▶ [Dataset section]
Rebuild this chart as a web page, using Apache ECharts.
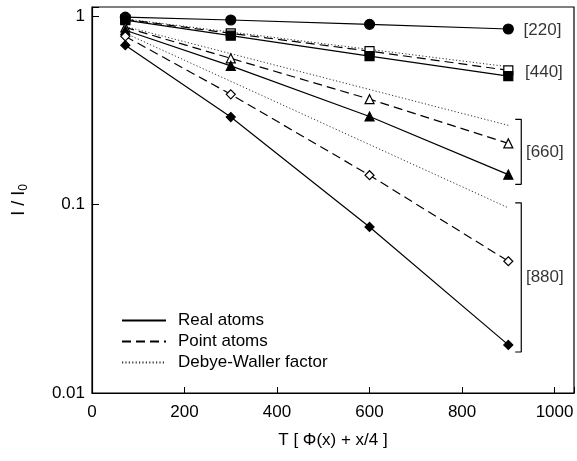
<!DOCTYPE html>
<html><head><meta charset="utf-8">
<script src="https://cdn.jsdelivr.net/npm/echarts@6/dist/echarts.min.js"></script>
<style>html,body{margin:0;padding:0;background:#fff}#c{width:577px;height:461px}</style>
</head><body><div id="c"></div>
<script>
// Temperatures (x axis)
const T = [72, 300, 600, 900];
const T_DW = [72, 900];
// Real atoms (solid)
const real220 = [0.985, 0.952, 0.903, 0.853];
const real440 = [0.95, 0.786, 0.613, 0.48];
const real660 = [0.84, 0.544, 0.293, 0.144];
const real880 = [0.70, 0.291, 0.076, 0.018];
// Point atoms (dashed)
const point440 = [0.96, 0.809, 0.651, 0.515];
const point660 = [0.87, 0.596, 0.362, 0.211];
const point880 = [0.78, 0.384, 0.143, 0.050];
// Debye-Waller factor (dotted), end points
const dw440 = [0.965, 0.538];
const dw660 = [0.88, 0.263];
const dw880 = [0.81, 0.096];
// Reflection labels and brackets
const reflLabels = [['[220]', 932, 0.843], ['[440]', 935, 0.504], ['[660]', 937, 0.189], ['[880]', 937, 0.041]];
const bracket660 = [[915, 0.283], [928, 0.283], [928, 0.128], [915, 0.128]];
const bracket880 = [[915, 0.102], [928, 0.102], [928, 0.0165], [915, 0.0165]];
const xTicks = [0, 200, 400, 600, 800, 1000];
const legendNames = ['Real atoms', 'Point atoms', 'Debye-Waller factor'];

const FONT = 'Liberation Sans, Arial, Helvetica, sans-serif';
const FS = 17;
const pair = (xs, ys) => xs.map((x, i) => [x, ys[i]]);
const solid = {color: '#000', width: 1.2, type: 'solid'};
const dashed = {color: '#000', width: 1.2, type: [9, 5]};
const dotted = {color: '#333', width: 1, type: [1.2, 2.2]};

function s(name, ys, symbol, filled, ls) {
  return {
    type: 'line', name: name, data: pair(T, ys), symbol: symbol, symbolSize: symbol === 'circle' ? 10 : 9,
    lineStyle: ls, itemStyle: {color: filled ? '#000' : '#fff', borderColor: '#000', borderWidth: 1.2},
    z: 3, silent: true, animation: false
  };
}
function dw(ys) {
  return {type: 'line', data: pair(T_DW, ys), symbol: 'none', lineStyle: dotted, z: 2, silent: true, animation: false};
}
function br(d) {
  return {type: 'line', data: d, symbol: 'none', lineStyle: {color: '#000', width: 1.2}, silent: true, animation: false};
}

const series = [
  s('r220', real220, 'circle', true, solid),
  dw(dw440), dw(dw660), dw(dw880),
  s('p440', point440, 'rect', false, dashed),
  s('r440', real440, 'rect', true, solid),
  s('p660', point660, 'triangle', false, dashed),
  s('r660', real660, 'triangle', true, solid),
  s('p880', point880, 'diamond', false, dashed),
  s('r880', real880, 'diamond', true, solid),
  br(bracket660), br(bracket880),
  {type: 'scatter', data: reflLabels.map(l => [l[1], l[2], l[0]]), symbolSize: 1, itemStyle: {color: 'rgba(0,0,0,0)'},
   label: {show: true, position: 'right', distance: 0, formatter: p => p.data[2], color: '#000', fontSize: FS, fontFamily: FONT},
   silent: true, animation: false},
  {type: 'line', name: legendNames[0], data: [], symbol: 'none', lineStyle: solid, itemStyle: {color: '#000'}},
  {type: 'line', name: legendNames[1], data: [], symbol: 'none', lineStyle: dashed, itemStyle: {color: '#000'}},
  {type: 'line', name: legendNames[2], data: [], symbol: 'none', lineStyle: dotted, itemStyle: {color: '#000'}}
];

const chart = echarts.init(document.getElementById('c'), null, {renderer: 'canvas'});
chart.setOption({
  animation: false,
  backgroundColor: '#fff',
  grid: {left: 92, right: 3, top: 7, bottom: 68, show: true, borderColor: '#000', borderWidth: 1.2, backgroundColor: 'transparent'},
  legend: {
    data: legendNames, orient: 'vertical', left: 116, top: 307, itemWidth: 44, itemHeight: 10, itemGap: 4,
    itemStyle: {opacity: 0},
    textStyle: {fontSize: FS, fontFamily: FONT, color: '#000', padding: [0, 0, 0, 7]}, selectedMode: false
  },
  xAxis: {
    type: 'value', min: 0, max: 1042, interval: 200,
    axisLine: {lineStyle: {color: '#000', width: 1.2}},
    axisTick: {inside: true, length: 6, lineStyle: {color: '#000'}},
    splitLine: {show: false},
    axisLabel: {fontSize: FS, fontFamily: FONT, color: '#000', margin: 11, formatter: v => xTicks.includes(v) ? String(v) : ''},
    name: 'T [ Φ(x) + x/4 ]', nameLocation: 'middle', nameGap: 39,
    nameTextStyle: {fontSize: FS, fontFamily: FONT, color: '#000'}
  },
  yAxis: {
    type: 'log', logBase: 10, min: 0.01, max: 1.116,
    axisLine: {lineStyle: {color: '#000', width: 1.2}},
    axisTick: {inside: true, length: 7, lineStyle: {color: '#000'}},
    minorTick: {show: false},
    splitLine: {show: false},
    axisLabel: {fontSize: FS, fontFamily: FONT, color: '#000', margin: 7, formatter: v => (v > 1.05 ? '' : String(+v.toPrecision(3)))},
    name: 'I / I{s|0}', nameLocation: 'middle', nameGap: 62, nameRotate: 90,
    nameTextStyle: {fontSize: 18, fontFamily: FONT, color: '#000', rich: {s: {fontSize: 12, fontFamily: FONT, color: '#000', verticalAlign: 'bottom', padding: [9, 0, 0, 0]}}}
  },
  series: series
});
</script></body></html>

▶ [What you are asked to do] Leave out the pictures and output the rest of the material exactly as written.

▶ [Solution to this problem]
Rebuild this chart as a web page, using Apache ECharts.
<!DOCTYPE html>
<html><head><meta charset="utf-8">
<script src="https://cdn.jsdelivr.net/npm/echarts@6/dist/echarts.min.js"></script>
<style>html,body{margin:0;padding:0;background:#fff}#c{width:577px;height:461px}</style>
</head><body><div id="c"></div>
<script>
// Temperatures (x axis)
const T = [72, 300, 600, 900];
const T_DW = [72, 900];
// Real atoms (solid)
const real220 = [0.985, 0.952, 0.903, 0.853];
const real440 = [0.95, 0.786, 0.613, 0.48];
const real660 = [0.84, 0.544, 0.293, 0.144];
const real880 = [0.70, 0.291, 0.076, 0.018];
// Point atoms (dashed)
const point440 = [0.96, 0.809, 0.651, 0.515];
const point660 = [0.87, 0.596, 0.362, 0.211];
const point880 = [0.78, 0.384, 0.143, 0.050];
// Debye-Waller factor (dotted), end points
const dw440 = [0.965, 0.538];
const dw660 = [0.88, 0.263];
const dw880 = [0.81, 0.096];
// Reflection labels and brackets
const reflLabels = [['[220]', 932, 0.843], ['[440]', 935, 0.504], ['[660]', 937, 0.189], ['[880]', 937, 0.041]];
const bracket660 = [[915, 0.283], [928, 0.283], [928, 0.128], [915, 0.128]];
const bracket880 = [[915, 0.102], [928, 0.102], [928, 0.0165], [915, 0.0165]];
const xTicks = [0, 200, 400, 600, 800, 1000];
const legendNames = ['Real atoms', 'Point atoms', 'Debye-Waller factor'];

const FONT = 'Liberation Sans, Arial, Helvetica, sans-serif';
const FS = 17;
const pair = (xs, ys) => xs.map((x, i) => [x, ys[i]]);
const solid = {color: '#000', width: 1.2, type: 'solid'};
const dashed = {color: '#000', width: 1.2, type: [9, 5]};
const dotted = {color: '#333', width: 1, type: [1.2, 2.2]};

function s(name, ys, symbol, filled, ls) {
  return {
    type: 'line', name: name, data: pair(T, ys), symbol: symbol, symbolSize: symbol === 'circle' ? 10 : 9,
    lineStyle: ls, itemStyle: {color: filled ? '#000' : '#fff', borderColor: '#000', borderWidth: 1.2},
    z: 3, silent: true, animation: false
  };
}
function dw(ys) {
  return {type: 'line', data: pair(T_DW, ys), symbol: 'none', lineStyle: dotted, z: 2, silent: true, animation: false};
}
function br(d) {
  return {type: 'line', data: d, symbol: 'none', lineStyle: {color: '#000', width: 1.2}, silent: true, animation: false};
}

const series = [
  s('r220', real220, 'circle', true, solid),
  dw(dw440), dw(dw660), dw(dw880),
  s('p440', point440, 'rect', false, dashed),
  s('r440', real440, 'rect', true, solid),
  s('p660', point660, 'triangle', false, dashed),
  s('r660', real660, 'triangle', true, solid),
  s('p880', point880, 'diamond', false, dashed),
  s('r880', real880, 'diamond', true, solid),
  br(bracket660), br(bracket880),
  {type: 'scatter', data: reflLabels.map(l => [l[1], l[2], l[0]]), symbolSize: 1, itemStyle: {color: 'rgba(0,0,0,0)'},
   label: {show: true, position: 'right', distance: 0, formatter: p => p.data[2], color: '#000', fontSize: FS, fontFamily: FONT},
   silent: true, animation: false},
  {type: 'line', name: legendNames[0], data: [], symbol: 'none', lineStyle: solid, itemStyle: {color: '#000'}},
  {type: 'line', name: legendNames[1], data: [], symbol: 'none', lineStyle: dashed, itemStyle: {color: '#000'}},
  {type: 'line', name: legendNames[2], data: [], symbol: 'none', lineStyle: dotted, itemStyle: {color: '#000'}}
];

const chart = echarts.init(document.getElementById('c'), null, {renderer: 'canvas'});
chart.setOption({
  animation: false,
  backgroundColor: '#fff',
  grid: {left: 92, right: 3, top: 7, bottom: 68, show: true, borderColor: '#000', borderWidth: 1.2, backgroundColor: 'transparent'},
  legend: {
    data: legendNames, orient: 'vertical', left: 116, top: 307, itemWidth: 44, itemHeight: 10, itemGap: 4,
    itemStyle: {opacity: 0},
    textStyle: {fontSize: FS, fontFamily: FONT, color: '#000', padding: [0, 0, 0, 7]}, selectedMode: false
  },
  xAxis: {
    type: 'value', min: 0, max: 1042, interval: 200,
    axisLine: {lineStyle: {color: '#000', width: 1.2}},
    axisTick: {inside: true, length: 6, lineStyle: {color: '#000'}},
    splitLine: {show: false},
    axisLabel: {fontSize: FS, fontFamily: FONT, color: '#000', margin: 11, formatter: v => xTicks.includes(v) ? String(v) : ''},
    name: 'T [ Φ(x) + x/4 ]', nameLocation: 'middle', nameGap: 39,
    nameTextStyle: {fontSize: FS, fontFamily: FONT, color: '#000'}
  },
  yAxis: {
    type: 'log', logBase: 10, min: 0.01, max: 1.116,
    axisLine: {lineStyle: {color: '#000', width: 1.2}},
    axisTick: {inside: true, length: 7, lineStyle: {color: '#000'}},
    minorTick: {show: false},
    splitLine: {show: false},
    axisLabel: {fontSize: FS, fontFamily: FONT, color: '#000', margin: 7, formatter: v => (v > 1.05 ? '' : String(+v.toPrecision(3)))},
    name: 'I / I{s|0}', nameLocation: 'middle', nameGap: 62, nameRotate: 90,
    nameTextStyle: {fontSize: 18, fontFamily: FONT, color: '#000', rich: {s: {fontSize: 12, fontFamily: FONT, color: '#000', verticalAlign: 'bottom', padding: [9, 0, 0, 0]}}}
  },
  series: series
});
</script></body></html>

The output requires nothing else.